Making Sense of Your Digital Investments
I think the problem most companies have, whether they are large or small is that it’s very difficult to measure that asset value of a digital investment. Sometimes it’s almost like taking a leap faith in that you believe it will pay off and its the right thing to do.
I don’t think that companies have to do this anymore. There are ways to put value on digital assets and I think putting some value behind all of this will help companies better understand their investment.
Tangible assets are more clear-cut. It’s definitely possible to assign a real value to them. Here are some examples:
Your domain name has value. In most cases, your domain name might only be worth a small amount but it could be a premium domain worth a real value. The more you build your brand in tandem with your domain name, the more valuable your domain could become.
In some cases, you may have real servers or digital infrastructure powering your software or websites. This has real tangible value. More and more companies are moving to the cloud so this is not usually the case but is still worth noting.

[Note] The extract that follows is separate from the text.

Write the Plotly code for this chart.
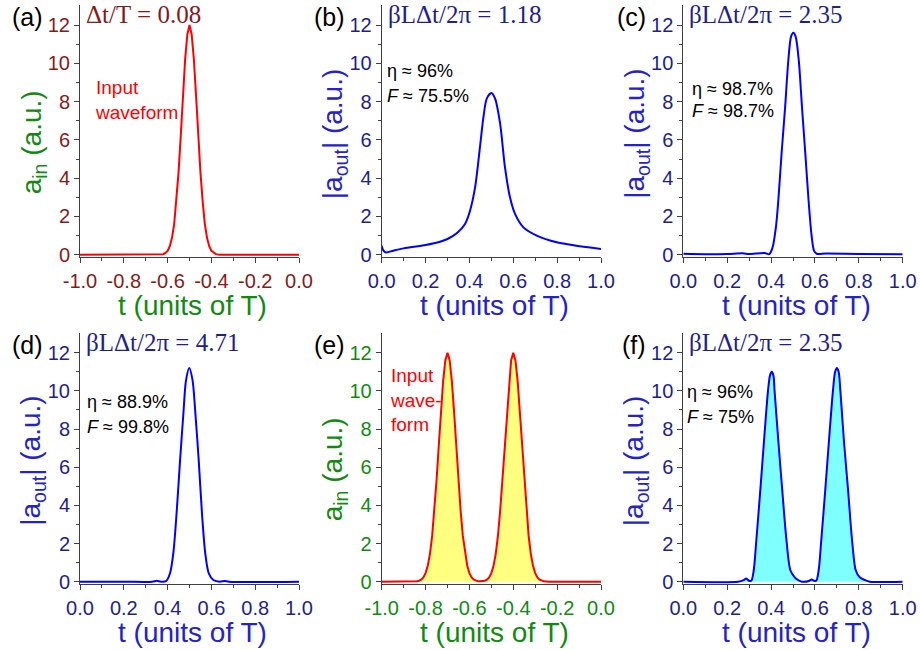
import plotly.graph_objects as go

# ---------------- data ----------------
# (a) single input pulse
t_a = [-1.0, -0.64, -0.63, -0.62, -0.61, -0.60, -0.59, -0.58, -0.57, -0.56, -0.55,
       -0.54, -0.53, -0.52, -0.51, -0.50, -0.49, -0.48, -0.47, -0.46, -0.45, -0.44,
       -0.43, -0.42, -0.41, -0.40, -0.39, -0.38, -0.37, -0.36, 0.0]
amp_a = [0.0, 0.0, 0.01, 0.03, 0.09, 0.20, 0.44, 0.88, 1.6, 2.8, 4.3,
         6.2, 8.3, 10.2, 11.5, 12.0, 11.5, 10.2, 8.3, 6.2, 4.3, 2.8,
         1.6, 0.88, 0.44, 0.20, 0.09, 0.03, 0.01, 0.0, 0.0]

# (b) output, beta L dt / 2pi = 1.18
t_b = [0.0, 0.008, 0.02, 0.053, 0.10, 0.20, 0.266, 0.30, 0.342, 0.38, 0.403, 0.426,
       0.448, 0.464, 0.479, 0.50, 0.517, 0.54, 0.562, 0.585, 0.608, 0.646, 0.707,
       0.798, 0.904, 1.0]
amp_b = [0.47, 0.21, 0.12, 0.21, 0.33, 0.51, 0.68, 0.82, 1.12, 1.61, 2.31, 3.53,
         5.62, 7.2, 8.16, 8.45, 8.16, 6.85, 4.58, 3.0, 2.13, 1.43, 1.0,
         0.65, 0.44, 0.30]

# (c) output, beta L dt / 2pi = 2.35
t_c = [0.0, 0.1, 0.2, 0.27, 0.30, 0.37, 0.392, 0.407, 0.422, 0.433, 0.448, 0.464,
       0.479, 0.491, 0.5015, 0.512, 0.526, 0.541, 0.556, 0.571, 0.584, 0.596, 0.608,
       0.65, 0.8, 1.0]
amp_c = [0.05, 0.03, 0.04, 0.07, 0.04, 0.09, 0.03, 0.38, 1.43, 2.83, 5.3, 7.7,
         10.2, 11.4, 11.6, 11.4, 10.2, 7.7, 5.3, 2.83, 1.08, 0.2, 0.05,
         0.06, 0.04, 0.03]

# (d) output, beta L dt / 2pi = 4.71
t_d = [0.0, 0.2, 0.33, 0.35, 0.37, 0.393, 0.411, 0.426, 0.441, 0.457, 0.472, 0.484,
       0.499, 0.514, 0.527, 0.542, 0.557, 0.572, 0.588, 0.609, 0.639, 0.66, 0.68, 1.0]
amp_d = [0.0, 0.0, 0.0, 0.05, 0.0, 0.03, 0.44, 1.48, 3.58, 6.37, 8.8, 10.55,
         11.2, 10.55, 8.8, 6.37, 3.58, 1.48, 0.44, 0.09, 0.0, 0.04, 0.0, 0.0]

# (e) double input pulse
t_e = [-1.0, -0.86, -0.85, -0.84, -0.83, -0.82, -0.81, -0.80, -0.79, -0.78, -0.77,
       -0.76, -0.75, -0.74, -0.73, -0.72, -0.71, -0.70, -0.69, -0.68, -0.67, -0.66,
       -0.65, -0.64, -0.63, -0.62, -0.61, -0.60, -0.59, -0.58, -0.57, -0.56, -0.55,
       -0.54, -0.53, -0.52, -0.51, -0.50, -0.49, -0.48, -0.47, -0.46, -0.45, -0.44,
       -0.43, -0.42, -0.41, -0.40, -0.39, -0.38, -0.37, -0.36, -0.35, -0.34, -0.33,
       -0.32, -0.31, -0.30, -0.29, -0.28, -0.27, -0.26, -0.25, -0.24, 0.0]
amp_e = [0.0, 0.0, 0.01, 0.02, 0.05, 0.11, 0.22, 0.45, 0.84, 1.46, 2.4,
         3.7, 5.3, 7.1, 8.9, 10.5, 11.6, 12.0, 11.6, 10.5, 8.9, 7.1,
         5.3, 3.7, 2.4, 1.46, 0.84, 0.45, 0.22, 0.11, 0.05, 0.02, 0.02,
         0.02, 0.05, 0.11, 0.22, 0.45, 0.84, 1.46, 2.4, 3.7, 5.3, 7.1,
         8.9, 10.5, 11.6, 12.0, 11.6, 10.5, 8.9, 7.1, 5.3, 3.7, 2.4,
         1.46, 0.84, 0.45, 0.22, 0.11, 0.05, 0.02, 0.01, 0.0, 0.0]

# (f) double output, beta L dt / 2pi = 2.35
t_f = [0.0, 0.25, 0.275, 0.287, 0.30, 0.31, 0.321, 0.333, 0.351, 0.368, 0.386, 0.395,
       0.403, 0.411, 0.416, 0.433, 0.451, 0.470, 0.488, 0.508, 0.523, 0.54, 0.575,
       0.584, 0.596, 0.606, 0.617, 0.629, 0.647, 0.664, 0.682, 0.692, 0.700, 0.708,
       0.716, 0.732, 0.751, 0.769, 0.786, 0.804, 0.827, 0.85, 1.0]
amp_f = [0.0, 0.0, 0.08, 0.17, 0.05, 0.05, 0.6, 2.2, 4.8, 7.4, 10.0, 10.8,
         11.0, 10.8, 10.0, 7.4, 4.8, 2.2, 0.6, 0.23, 0.09, 0.0, 0.05,
         0.12, 0.05, 0.05, 0.6, 2.2, 4.8, 7.4, 10.0, 11.0, 11.2, 11.0,
         10.0, 7.4, 4.8, 2.2, 0.6, 0.23, 0.09, 0.0, 0.0]

# axis ticks
x_ticks_neg = [-1.0, -0.8, -0.6, -0.4, -0.2, 0.0]
x_labels_neg = ["-1.0", "-0.8", "-0.6", "-0.4", "-0.2", "0.0"]
x_minor_neg = [-0.9, -0.7, -0.5, -0.3, -0.1]
x_ticks_pos = [0.0, 0.2, 0.4, 0.6, 0.8, 1.0]
x_labels_pos = ["0.0", "0.2", "0.4", "0.6", "0.8", "1.0"]
x_minor_pos = [0.1, 0.3, 0.5, 0.7, 0.9]
y_ticks = [0, 2, 4, 6, 8, 10, 12]
y_labels = ["0", "2", "4", "6", "8", "10", "12"]
y_minor = [1, 3, 5, 7, 9, 11]

# text
panel_labels = ["(a)", "(b)", "(c)", "(d)", "(e)", "(f)"]
panel_titles = ["\u0394t/T = 0.08", "\u03b2L\u0394t/2\u03c0 = 1.18", "\u03b2L\u0394t/2\u03c0 = 2.35",
                "\u03b2L\u0394t/2\u03c0 = 4.71", "", "\u03b2L\u0394t/2\u03c0 = 2.35"]
eta_text = ["", "\u03b7 \u2248 96%", "\u03b7 \u2248 98.7%", "\u03b7 \u2248 88.9%", "", "\u03b7 \u2248 96%"]
fid_text = ["", "<i>F</i> \u2248 75.5%", "<i>F</i> \u2248 98.7%", "<i>F</i> \u2248 99.8%", "",
            "<i>F</i> \u2248 75%"]
x_title = "t (units of T)"
y_title_in = "a<sub>in</sub> (a.u.)"
y_title_out = "|a<sub>out</sub>| (a.u.)"

# ---------------- styling ----------------
SANS = "Liberation Sans, Arial, sans-serif"
SERIF = "Liberation Serif, Times New Roman, serif"
MAROON = "#861a1a"
GREEN = "#128a12"
NAVY = "#1e1e8c"
BLUE_T = "#2323c8"
AXIS = "#404040"
RED = "#ff0000"
BLUE = "#0000ff"

col_dom = [[80 / 920, 299 / 920], [381.7 / 920, 601 / 920], [683.3 / 920, 902.7 / 920]]
row_dom = [[1 - 257 / 650, 1 - 5 / 650], [1 - 584 / 650, 1 - 332.7 / 650]]

panels = [
    dict(t=t_a, v=amp_a, line=RED, fill=None, neg=True, tick=MAROON, title=GREEN,
         ytitle=y_title_in, head=MAROON, spline=False),
    dict(t=t_b, v=amp_b, line=BLUE, fill=None, neg=False, tick=NAVY, title=BLUE_T,
         ytitle=y_title_out, head=NAVY, spline=True),
    dict(t=t_c, v=amp_c, line=BLUE, fill=None, neg=False, tick=NAVY, title=BLUE_T,
         ytitle=y_title_out, head=NAVY, spline=True),
    dict(t=t_d, v=amp_d, line=BLUE, fill=None, neg=False, tick=NAVY, title=BLUE_T,
         ytitle=y_title_out, head=NAVY, spline=True),
    dict(t=t_e, v=amp_e, line=RED, fill="#ffff80", neg=True, tick=GREEN, title=GREEN,
         ytitle=y_title_in, head=GREEN, spline=False),
    dict(t=t_f, v=amp_f, line=BLUE, fill="#80ffff", neg=False, tick=NAVY, title=BLUE_T,
         ytitle=y_title_out, head=NAVY, spline=True),
]

# positions of the efficiency / fidelity notes (data units)
note_pos = [None, (0.015, 9.6, 8.3), (0.03, 8.66, 7.5), (0.023, 9.41, 8.1), None,
            (0.008, 9.94, 8.63)]

fig = go.Figure()
layout = dict(width=920, height=650, margin=dict(l=0, r=0, t=0, b=0, autoexpand=False),
              paper_bgcolor="white", plot_bgcolor="white", showlegend=False)
annotations = []

for i, p in enumerate(panels):
    n = i + 1
    xa = "x" if n == 1 else f"x{n}"
    ya = "y" if n == 1 else f"y{n}"
    row, col = divmod(i, 3)

    fig.add_trace(go.Scatter(
        x=p["t"], y=p["v"], xaxis=xa, yaxis=ya, mode="lines",
        line=dict(color=p["line"], width=2, shape="spline" if p["spline"] else "linear",
                  smoothing=0.8),
        fill="tozeroy" if p["fill"] else None,
        fillcolor=p["fill"], hoverinfo="skip"))

    xkey = "xaxis" if n == 1 else f"xaxis{n}"
    ykey = "yaxis" if n == 1 else f"yaxis{n}"
    layout[xkey] = dict(
        domain=col_dom[col], anchor=ya, automargin=False,
        range=[-1, 0] if p["neg"] else [0, 1],
        tickmode="array",
        tickvals=x_ticks_neg if p["neg"] else x_ticks_pos,
        ticktext=x_labels_neg if p["neg"] else x_labels_pos,
        ticks="outside", ticklen=5, tickwidth=1, tickcolor=AXIS,
        minor=dict(tickmode="array", tickvals=x_minor_neg if p["neg"] else x_minor_pos,
                   ticks="outside", ticklen=3, tickwidth=1, tickcolor=AXIS),
        showline=True, linecolor=AXIS, linewidth=1, mirror=False,
        showgrid=False, zeroline=False,
        tickfont=dict(family=SANS, size=20, color=p["tick"]),
        ticklabelstandoff=1,
    )
    layout[ykey] = dict(
        domain=row_dom[row], anchor=xa, automargin=False,
        range=[-0.12, 13.05],
        tickmode="array", tickvals=y_ticks, ticktext=y_labels,
        ticks="outside", ticklen=5, tickwidth=1, tickcolor=AXIS,
        minor=dict(tickmode="array", tickvals=y_minor,
                   ticks="outside", ticklen=3, tickwidth=1, tickcolor=AXIS),
        showline=True, linecolor=AXIS, linewidth=1, mirror=False,
        showgrid=False, zeroline=False,
        tickfont=dict(family=SANS, size=20, color=p["tick"]),
    )

    # axis titles
    annotations.append(dict(
        text=x_title, xref=f"{xa} domain", yref=f"{ya} domain", x=0.5, y=0,
        xanchor="center", yanchor="middle", yshift=-48, xshift=3, showarrow=False,
        font=dict(family=SANS, size=28, color=p["title"])))
    annotations.append(dict(
        text=p["ytitle"], xref=f"{xa} domain", yref=f"{ya} domain", x=0,
        y=0.455 if p["ytitle"] == y_title_in else 0.49,
        xanchor="center", yanchor="middle", xshift=-47, textangle=-90, showarrow=False,
        font=dict(family=SANS, size=28, color=p["title"])))

    # panel letter
    annotations.append(dict(
        text=panel_labels[i], xref=f"{xa} domain", yref=f"{ya} domain", x=0, y=1,
        xanchor="right", yanchor="middle", xshift=-35, yshift=-12, showarrow=False,
        font=dict(family=SANS, size=25, color="black")))

    # panel heading
    if panel_titles[i]:
        annotations.append(dict(
            text=panel_titles[i], xref=f"{xa} domain", yref=f"{ya} domain", x=0, y=1,
            xanchor="left", yanchor="middle", xshift=4, yshift=-10, showarrow=False,
            font=dict(family=SERIF, size=25, color=p["head"])))

    # efficiency / fidelity notes
    if note_pos[i]:
        nx, ny1, ny2 = note_pos[i]
        for txt, ny in ((eta_text[i], ny1), (fid_text[i], ny2)):
            annotations.append(dict(
                text=txt, xref=xa, yref=ya, x=nx, y=ny, xanchor="left", yanchor="middle",
                showarrow=False, font=dict(family=SANS, size=18, color="black")))

# "Input waveform" labels
annotations.append(dict(
    text="Input<br>waveform", xref="x", yref="y", x=-0.94, y=8.06,
    xanchor="left", yanchor="middle", align="left", showarrow=False,
    font=dict(family=SANS, size=19, color=RED)))
annotations.append(dict(
    text="Input<br>wave-<br>form", xref="x5", yref="y5", x=-0.97, y=9.5,
    xanchor="left", yanchor="middle", align="left", showarrow=False,
    font=dict(family=SANS, size=19, color=RED)))

layout["annotations"] = annotations
fig.update_layout(**layout)
fig.write_html("out.html")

This isn’t always the easiest to quantify but images, videos, and other media assets do have value. I would put a conservative value on images, videos, and other content based on what you paid for them. It should probably be slightly less than what you paid, as typically the value might decrease as time goes on and the quality of new digital assets improves.
Written content has value. Blog posts, product content, landing pages, etc are valuable. They are the cornerstone of SEO. I would roughly estimate how much time it takes to write a quality post and pay that person for that time, and gauge the value that way. However, older content may lose value over time.
Social following has massive tangible value. If you have a following of 100,000 that has real value. The engagement of the following matters. I would look at the cost to pay to reach your following via paid ads and calculate that way. Let’s say it costs x per month to reach your following. Your following can be reached for free so you could argue its worth at least 12x per year.
People buy email lists. A quality email list has value. Estimate how much someone might pay for a high-quality email list in your niche. It could be worth thousands if not tens of thousands.
Leads / Sales:
If your site generates x leads per month that close to x business that has value. You can also determine this easily if you have an eCommerce site that generates x business per year.
Intangible assets are often times the most valuable assets but they are harder to quantify. How much is a brand worth? How much is a logo worth? How much is a first-page ranking worth? These are all hard questions to answer without heavy bias.
Design & Branding:
Design and branding are probably some of the most subjective things and hardest to quantify. Ironically, they also can have massive value. I would try and take an objective view just to be conservative. How much would it cost to pay someone to create a nice style guide, website design, or other designs you have. It might be a few thousand, or it could be hundreds of thousands. At least you know there is a floor value there that would be hard to replicate with less money.
Software / Code Base:
This is also incredibly hard to quantify, but it’s definitely possible to put a real value on it. How long would it take to pay in-house software engineers to build this code base or software? A year, two years, two months? What salary would they need? How good is the code, and how new is the software? An old codebase is probably worth far less. I think most companies underestimate how much it would cost to do this, which is why most companies are fay behind when it comes to digital. This is a massive investment that should not be under-appreciated or undervalued.
Good engineers are expensive and managing projects are hard. This should be one of your largest digital assets.
SEO / Analytics:
Having all your data tracked via Google Analytics or even more advanced tools can be extremely valuable. This has value and setting it up takes time.
SEO also has a lot of value too. With SEO you can simply look at how much traffic you are getting and how much it would cost to pay for ads for that traffic. It might not be an exact match because not all SEO traffic is good business oriented traffic but it still has brand value. There is certainly a value to SEO traffic.
Setting up good development operations takes some upfront investment. There is value to this and having it in place is important. I would definitely assign some value to dev ops and a good dev ops process. Maybe not a huge value but it has some value.
Paid Campaigns Setup:
Setting up high-quality paid advertising campaigns take a lot of time. If you have some high-quality campaigns setup that are profitable, this is extremely valuable. Having this setup is certainly worth something, at the very least a few days worth of a marketing manager, if not much more because of all the valuable tweaks you made.
Marketing Automation Setup:
Setting up marketing automation can take months or even years. The setup here is valuable and is not something that can easily be replicated if its complex and has many different steps. I would certainly assign some value here based on the cost to set this up.
Setting up platforms and integrating them successfully takes a lot of time. This can have a huge technical manpower cost and high value in terms of hours saved through integrations. I would calculate both the cost to set up your integrations and the time saved via the integrations. Integrations can have a huge business impact in terms of reducing man hours and making your company far more efficient.
Every company is in some form of technical debt. So if you have a lot of very old digital assets, you may have to eventually spend a lot of money to upgrade. Technical debt should be factored into your digital assets, however, I don’t think its fair to say because you have technical debt your digital assets are worthless. I would compare your technical debt with competitors. This is hard to do because you don’t know their inner-workings but you may be able to gauge how old their systems are or find some useful info about them. If they have much older systems your technical debt might not be so problematic because they have a much bigger hole to get out of.